$2.4 million deal doubles size of redwood reserve

Save the Redwoods League has completed a deal to double the size of Montgomery Woods State Reserve, a secluded Mendocino County site where some of the world's tallest trees grow.

The San Francisco-based conservation group has turned over title to a 1,240-acre parcel to the state parks department.

"The acquisition is significant because it contains stunning ancient redwood trees in an area of the redwood range where there is relatively little old growth left," said Katherine Anderton, the league's executive director.

The league pulled together the $2.4 million expansion cost with financial assistance from the state Wildlife Conservation Board, the Resources Legacy Fund Foundation, the Coastal Conservancy and the state parks department. The non-profit league put up $700,000 to complete the deal.

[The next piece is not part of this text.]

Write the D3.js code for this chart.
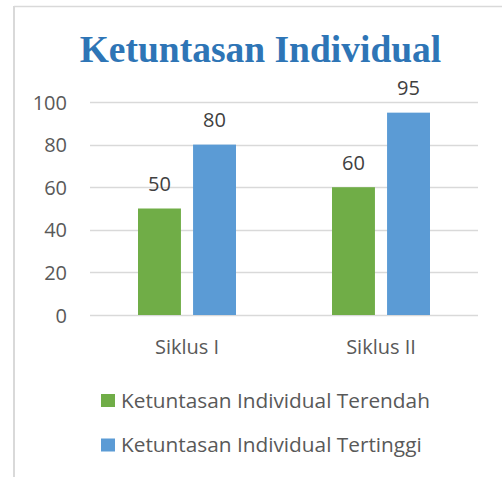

Former owners of the once private land located northwest of the state reserve were not identified by the league.

Besides protecting more old growth redwoods, the expansion also provides watershed protection for two tributaries of the south fork of Big River.

It also includes a portion of an ancient Native American trade route that Indians used to follow from the Ukiah valley to the Mendocino Coast.

Anderton said the expansion also features oak woodlands, striking rock outcrops and beautiful views from ridge tops.

"The land is exceptionally beautiful," said Anderton.

Montgomery Woods is located in a canyon along Orr Springs Road, about 13 miles west of Ukiah. It was created in 1945 with a nine-acre donation by landowner Robert Orr. Over the years, the redwoods league enlarged it to 1,142 acres through purchases and additional land donations.

A two-mile long trail loops around a magnificent bowl-like grove of ancient redwoods. Among them is the "Mendocino Tree," a 370-foot towering redwood that in 1999 was named the world's tallest tree. It has since been eclipsed by a slightly taller tree in Humboldt State Redwoods Park, about an hour's drive north on Highway 101.